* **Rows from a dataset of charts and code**
▼

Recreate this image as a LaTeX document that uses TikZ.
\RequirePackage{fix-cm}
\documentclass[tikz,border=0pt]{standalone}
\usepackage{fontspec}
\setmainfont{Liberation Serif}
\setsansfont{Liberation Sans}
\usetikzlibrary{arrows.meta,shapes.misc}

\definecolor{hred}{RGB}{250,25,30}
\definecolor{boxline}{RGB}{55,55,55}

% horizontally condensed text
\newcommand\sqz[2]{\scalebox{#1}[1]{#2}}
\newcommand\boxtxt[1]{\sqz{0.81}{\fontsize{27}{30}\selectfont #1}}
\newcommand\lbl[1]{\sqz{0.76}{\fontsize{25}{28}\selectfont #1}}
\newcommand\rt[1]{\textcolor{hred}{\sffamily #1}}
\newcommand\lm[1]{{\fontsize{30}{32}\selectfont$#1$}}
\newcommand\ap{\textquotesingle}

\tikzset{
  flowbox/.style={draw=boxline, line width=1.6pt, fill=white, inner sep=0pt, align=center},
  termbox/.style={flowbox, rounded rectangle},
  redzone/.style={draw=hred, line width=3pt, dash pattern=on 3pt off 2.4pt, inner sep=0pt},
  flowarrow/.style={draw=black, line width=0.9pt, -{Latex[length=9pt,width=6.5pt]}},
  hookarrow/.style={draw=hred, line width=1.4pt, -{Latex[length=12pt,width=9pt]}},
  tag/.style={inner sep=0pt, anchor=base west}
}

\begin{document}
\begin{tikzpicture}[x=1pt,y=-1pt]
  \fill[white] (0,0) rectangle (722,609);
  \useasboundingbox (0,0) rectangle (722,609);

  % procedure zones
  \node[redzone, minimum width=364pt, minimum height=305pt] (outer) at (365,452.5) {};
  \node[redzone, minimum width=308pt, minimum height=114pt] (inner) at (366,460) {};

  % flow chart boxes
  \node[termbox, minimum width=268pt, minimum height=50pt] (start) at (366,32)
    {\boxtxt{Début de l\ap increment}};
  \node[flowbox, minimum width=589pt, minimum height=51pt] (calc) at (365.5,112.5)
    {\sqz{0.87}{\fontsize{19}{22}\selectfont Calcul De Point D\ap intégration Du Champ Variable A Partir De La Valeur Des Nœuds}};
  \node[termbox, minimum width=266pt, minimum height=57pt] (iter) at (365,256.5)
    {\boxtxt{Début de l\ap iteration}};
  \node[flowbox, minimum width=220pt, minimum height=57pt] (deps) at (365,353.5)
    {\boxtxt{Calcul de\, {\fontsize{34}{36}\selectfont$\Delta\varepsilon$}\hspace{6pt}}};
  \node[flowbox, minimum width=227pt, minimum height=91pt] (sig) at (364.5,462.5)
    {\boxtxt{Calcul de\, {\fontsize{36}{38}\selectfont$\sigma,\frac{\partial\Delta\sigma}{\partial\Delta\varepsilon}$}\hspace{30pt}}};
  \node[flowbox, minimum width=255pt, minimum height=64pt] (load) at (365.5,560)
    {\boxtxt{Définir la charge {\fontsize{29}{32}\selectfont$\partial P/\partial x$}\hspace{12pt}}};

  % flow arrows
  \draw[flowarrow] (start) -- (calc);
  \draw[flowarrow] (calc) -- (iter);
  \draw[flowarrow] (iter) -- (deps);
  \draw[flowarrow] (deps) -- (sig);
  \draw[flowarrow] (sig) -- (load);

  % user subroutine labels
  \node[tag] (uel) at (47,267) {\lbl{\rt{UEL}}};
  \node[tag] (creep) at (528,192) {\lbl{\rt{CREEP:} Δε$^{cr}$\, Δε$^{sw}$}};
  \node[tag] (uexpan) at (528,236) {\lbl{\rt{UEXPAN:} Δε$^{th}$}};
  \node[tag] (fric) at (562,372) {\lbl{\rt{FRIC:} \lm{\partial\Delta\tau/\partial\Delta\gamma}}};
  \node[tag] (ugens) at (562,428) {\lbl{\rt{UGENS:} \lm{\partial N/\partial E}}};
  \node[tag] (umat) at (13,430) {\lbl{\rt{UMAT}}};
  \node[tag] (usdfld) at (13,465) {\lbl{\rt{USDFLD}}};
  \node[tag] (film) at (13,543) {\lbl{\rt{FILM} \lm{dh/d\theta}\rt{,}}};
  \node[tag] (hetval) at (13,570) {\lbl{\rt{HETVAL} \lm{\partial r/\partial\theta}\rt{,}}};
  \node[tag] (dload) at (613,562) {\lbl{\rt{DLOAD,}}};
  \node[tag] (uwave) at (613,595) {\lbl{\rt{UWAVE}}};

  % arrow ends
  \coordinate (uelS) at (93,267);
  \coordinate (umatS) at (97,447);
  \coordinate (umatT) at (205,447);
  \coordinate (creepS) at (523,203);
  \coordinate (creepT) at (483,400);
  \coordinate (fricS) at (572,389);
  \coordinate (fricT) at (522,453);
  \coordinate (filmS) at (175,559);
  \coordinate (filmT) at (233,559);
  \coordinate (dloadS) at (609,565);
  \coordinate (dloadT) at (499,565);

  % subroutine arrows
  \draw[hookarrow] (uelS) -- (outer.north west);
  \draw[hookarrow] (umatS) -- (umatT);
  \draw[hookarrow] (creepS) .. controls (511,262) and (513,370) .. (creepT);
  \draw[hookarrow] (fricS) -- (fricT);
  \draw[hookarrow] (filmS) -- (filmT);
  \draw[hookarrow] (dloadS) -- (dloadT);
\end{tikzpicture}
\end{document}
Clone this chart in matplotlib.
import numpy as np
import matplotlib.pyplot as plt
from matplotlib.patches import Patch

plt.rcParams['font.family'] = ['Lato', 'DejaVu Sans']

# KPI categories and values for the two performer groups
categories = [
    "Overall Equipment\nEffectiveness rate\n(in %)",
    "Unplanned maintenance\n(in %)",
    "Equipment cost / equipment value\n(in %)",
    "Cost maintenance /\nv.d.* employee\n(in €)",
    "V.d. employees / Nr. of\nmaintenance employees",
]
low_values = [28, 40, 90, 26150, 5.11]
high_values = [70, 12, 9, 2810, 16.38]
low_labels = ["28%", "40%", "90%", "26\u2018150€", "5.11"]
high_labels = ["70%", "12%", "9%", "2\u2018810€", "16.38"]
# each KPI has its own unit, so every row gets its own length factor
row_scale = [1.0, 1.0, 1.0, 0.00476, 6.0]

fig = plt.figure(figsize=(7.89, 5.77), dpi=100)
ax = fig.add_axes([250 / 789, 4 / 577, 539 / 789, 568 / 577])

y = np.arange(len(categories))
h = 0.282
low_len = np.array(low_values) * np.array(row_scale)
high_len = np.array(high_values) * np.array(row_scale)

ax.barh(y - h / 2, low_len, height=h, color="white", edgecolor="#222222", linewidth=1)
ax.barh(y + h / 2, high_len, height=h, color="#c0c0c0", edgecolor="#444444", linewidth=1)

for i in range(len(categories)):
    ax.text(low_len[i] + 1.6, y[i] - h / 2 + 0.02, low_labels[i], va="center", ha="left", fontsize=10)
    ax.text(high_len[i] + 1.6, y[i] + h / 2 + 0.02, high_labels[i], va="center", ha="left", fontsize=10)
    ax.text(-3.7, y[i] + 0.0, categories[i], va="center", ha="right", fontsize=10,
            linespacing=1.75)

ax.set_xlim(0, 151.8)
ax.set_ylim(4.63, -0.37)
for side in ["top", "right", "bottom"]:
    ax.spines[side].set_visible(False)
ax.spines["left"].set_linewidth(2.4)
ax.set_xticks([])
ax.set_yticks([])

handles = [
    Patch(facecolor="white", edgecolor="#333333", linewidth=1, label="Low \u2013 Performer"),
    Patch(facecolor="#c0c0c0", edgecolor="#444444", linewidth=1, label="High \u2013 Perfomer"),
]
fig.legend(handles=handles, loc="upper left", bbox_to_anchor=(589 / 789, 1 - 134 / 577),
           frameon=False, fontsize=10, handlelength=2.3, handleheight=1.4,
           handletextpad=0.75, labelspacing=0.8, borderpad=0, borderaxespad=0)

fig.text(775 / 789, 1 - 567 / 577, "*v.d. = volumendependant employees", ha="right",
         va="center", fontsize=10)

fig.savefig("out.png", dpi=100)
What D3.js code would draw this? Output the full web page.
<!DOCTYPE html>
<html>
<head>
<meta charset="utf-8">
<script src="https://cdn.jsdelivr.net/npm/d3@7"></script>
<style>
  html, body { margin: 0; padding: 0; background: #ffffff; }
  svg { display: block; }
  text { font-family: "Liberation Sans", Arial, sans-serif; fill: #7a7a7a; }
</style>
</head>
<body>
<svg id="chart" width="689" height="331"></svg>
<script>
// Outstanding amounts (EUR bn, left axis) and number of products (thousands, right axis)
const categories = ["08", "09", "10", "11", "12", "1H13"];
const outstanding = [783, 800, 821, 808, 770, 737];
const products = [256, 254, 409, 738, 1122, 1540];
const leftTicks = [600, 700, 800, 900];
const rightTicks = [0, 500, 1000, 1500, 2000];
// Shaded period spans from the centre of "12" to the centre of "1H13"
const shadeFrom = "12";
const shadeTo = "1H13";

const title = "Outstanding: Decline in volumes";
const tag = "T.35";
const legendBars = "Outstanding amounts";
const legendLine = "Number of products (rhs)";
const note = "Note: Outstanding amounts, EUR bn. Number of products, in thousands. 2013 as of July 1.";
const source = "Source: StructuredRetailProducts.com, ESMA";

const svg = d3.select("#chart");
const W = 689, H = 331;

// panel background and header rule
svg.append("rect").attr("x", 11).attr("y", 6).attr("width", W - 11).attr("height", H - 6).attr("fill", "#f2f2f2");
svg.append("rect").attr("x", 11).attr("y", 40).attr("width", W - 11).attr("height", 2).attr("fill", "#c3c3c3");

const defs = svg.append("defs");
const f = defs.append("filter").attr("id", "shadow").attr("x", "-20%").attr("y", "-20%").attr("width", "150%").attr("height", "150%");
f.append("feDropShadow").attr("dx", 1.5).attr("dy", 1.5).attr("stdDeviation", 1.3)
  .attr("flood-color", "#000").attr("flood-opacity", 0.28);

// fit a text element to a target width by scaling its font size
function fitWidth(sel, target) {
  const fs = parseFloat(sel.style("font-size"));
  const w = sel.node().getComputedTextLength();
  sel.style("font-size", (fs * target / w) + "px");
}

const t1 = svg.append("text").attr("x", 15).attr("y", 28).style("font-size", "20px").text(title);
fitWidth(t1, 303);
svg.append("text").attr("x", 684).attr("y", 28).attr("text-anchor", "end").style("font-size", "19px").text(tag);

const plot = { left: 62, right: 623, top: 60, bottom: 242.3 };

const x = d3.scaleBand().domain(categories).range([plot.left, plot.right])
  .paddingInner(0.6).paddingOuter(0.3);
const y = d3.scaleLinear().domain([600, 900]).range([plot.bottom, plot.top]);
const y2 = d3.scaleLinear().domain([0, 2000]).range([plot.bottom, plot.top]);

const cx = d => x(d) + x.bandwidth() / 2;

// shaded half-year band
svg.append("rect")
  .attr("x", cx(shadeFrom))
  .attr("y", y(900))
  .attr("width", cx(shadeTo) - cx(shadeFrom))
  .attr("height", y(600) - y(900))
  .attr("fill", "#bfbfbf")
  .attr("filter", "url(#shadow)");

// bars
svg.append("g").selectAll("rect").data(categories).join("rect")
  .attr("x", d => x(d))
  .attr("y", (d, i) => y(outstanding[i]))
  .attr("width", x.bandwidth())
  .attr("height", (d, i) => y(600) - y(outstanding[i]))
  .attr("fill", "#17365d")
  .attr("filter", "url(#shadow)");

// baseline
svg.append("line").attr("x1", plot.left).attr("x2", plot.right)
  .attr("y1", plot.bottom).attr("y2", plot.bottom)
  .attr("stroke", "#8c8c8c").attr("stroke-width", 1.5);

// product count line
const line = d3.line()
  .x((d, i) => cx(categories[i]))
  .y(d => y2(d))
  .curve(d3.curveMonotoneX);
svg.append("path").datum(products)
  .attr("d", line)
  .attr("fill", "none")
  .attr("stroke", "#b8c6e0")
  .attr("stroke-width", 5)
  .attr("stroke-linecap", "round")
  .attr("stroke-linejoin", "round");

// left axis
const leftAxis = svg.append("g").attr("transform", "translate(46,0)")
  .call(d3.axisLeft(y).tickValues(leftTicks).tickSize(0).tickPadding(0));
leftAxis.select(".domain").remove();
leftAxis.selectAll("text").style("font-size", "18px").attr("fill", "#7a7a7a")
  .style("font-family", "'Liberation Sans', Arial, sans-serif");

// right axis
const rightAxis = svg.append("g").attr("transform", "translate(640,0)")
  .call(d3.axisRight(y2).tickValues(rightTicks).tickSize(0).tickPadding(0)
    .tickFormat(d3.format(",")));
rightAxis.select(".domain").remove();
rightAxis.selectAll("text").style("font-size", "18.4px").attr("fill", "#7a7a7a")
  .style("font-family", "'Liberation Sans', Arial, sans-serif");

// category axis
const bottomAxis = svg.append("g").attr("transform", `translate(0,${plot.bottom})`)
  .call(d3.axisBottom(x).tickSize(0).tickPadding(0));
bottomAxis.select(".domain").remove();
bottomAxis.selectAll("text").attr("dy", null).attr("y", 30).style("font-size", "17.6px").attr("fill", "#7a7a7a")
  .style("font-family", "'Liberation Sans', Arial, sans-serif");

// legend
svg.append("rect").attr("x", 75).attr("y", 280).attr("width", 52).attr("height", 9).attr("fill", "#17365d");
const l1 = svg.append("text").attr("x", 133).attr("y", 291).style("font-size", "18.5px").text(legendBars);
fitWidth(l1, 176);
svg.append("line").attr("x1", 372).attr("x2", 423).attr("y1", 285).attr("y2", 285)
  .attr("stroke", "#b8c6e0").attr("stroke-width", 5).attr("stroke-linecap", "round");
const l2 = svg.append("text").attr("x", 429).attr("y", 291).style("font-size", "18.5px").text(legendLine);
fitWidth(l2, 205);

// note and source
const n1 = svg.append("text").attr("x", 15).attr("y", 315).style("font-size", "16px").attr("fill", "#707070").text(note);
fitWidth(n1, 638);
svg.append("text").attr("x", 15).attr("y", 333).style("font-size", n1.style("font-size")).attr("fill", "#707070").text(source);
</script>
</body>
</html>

▲

* **Short exercise**
Start with the line that contains "Clone this chart in matplotlib." and end with the line that contains "ax = fig.add_axes([250"; give those lines again exactly, and no others.

* **Task answer**
Clone this chart in matplotlib.
import numpy as np
import matplotlib.pyplot as plt
from matplotlib.patches import Patch

plt.rcParams['font.family'] = ['Lato', 'DejaVu Sans']

# KPI categories and values for the two performer groups
categories = [
    "Overall Equipment\nEffectiveness rate\n(in %)",
    "Unplanned maintenance\n(in %)",
    "Equipment cost / equipment value\n(in %)",
    "Cost maintenance /\nv.d.* employee\n(in €)",
    "V.d. employees / Nr. of\nmaintenance employees",
]
low_values = [28, 40, 90, 26150, 5.11]
high_values = [70, 12, 9, 2810, 16.38]
low_labels = ["28%", "40%", "90%", "26\u2018150€", "5.11"]
high_labels = ["70%", "12%", "9%", "2\u2018810€", "16.38"]
# each KPI has its own unit, so every row gets its own length factor
row_scale = [1.0, 1.0, 1.0, 0.00476, 6.0]

fig = plt.figure(figsize=(7.89, 5.77), dpi=100)
ax = fig.add_axes([250 / 789, 4 / 577, 539 / 789, 568 / 577])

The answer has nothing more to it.